The General Scheme contains an anti-penalisation provision designed to protect employees who propose to exercise or have exercised their rights under the Bill. Penalisation includes:
- suspension, lay-off, dismissal or the threat thereof;
- demotion or loss of opportunity for promotion;
- an unfavourable change in conditions of employment of the employee, transfer of duties, change of location of place of work, reduction in wages or change in working hours;
- imposition or the administering of any discipline, reprimand or other penalty (including a financial penalty); and
- coercion or intimidation.
The WRC may find that the complaint was or was not well founded. Where the complaint is well founded, the WRC may award compensation (not exceeding four weeks’ remuneration) and, where necessary, direct the employer to return a decision or provide the grounds of refusal within four weeks. The decision of the WRC may be appealed to the Labour Court.
Code of Practice
The Bill provides that the Minister for Enterprise, Trade and Employment may require the WRC to prepare a Code of Practice on the right to request remote working. The main purpose of the Code would be to provide guidance to employers, employees and their representatives on the general principles which apply in the operation of the statutory right to request remote working, to aid with the implementation of the new legislation, and to advise on the likely features of remote working policy documents. The Explanatory Memorandum makes clear that the WRC may itself decide to prepare such a Code.
Minimum level of protection
The Explanatory Memorandum also explicitly states: “The intention is that the Right to Request Remote Working Act will provide a floor level of protection to all employees and that existing features of arrangements that render remote working requests impossible will be rendered null and void. However, it is not intended that existing more favourable remote or flexible working arrangements will be undermined by this legislation.”

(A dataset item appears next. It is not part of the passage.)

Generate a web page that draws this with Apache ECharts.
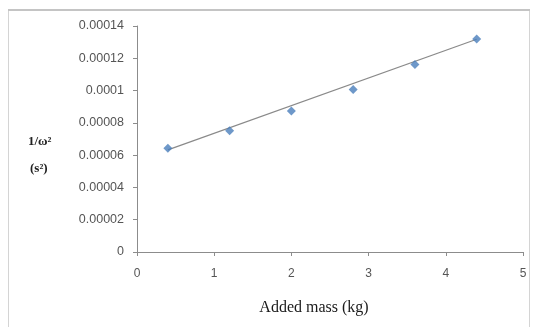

We recommend that all employers put in place a remote working policy. If you already have a remote working policy in place, we recommend that you review the policy in light of the requirements which will be introduced by this legislation. While the General Scheme provides a very good indication of the parameters of the Bill, there may yet be some important changes to the scheme before it becomes law. Therefore, you should consider keeping your policy under review over the coming months.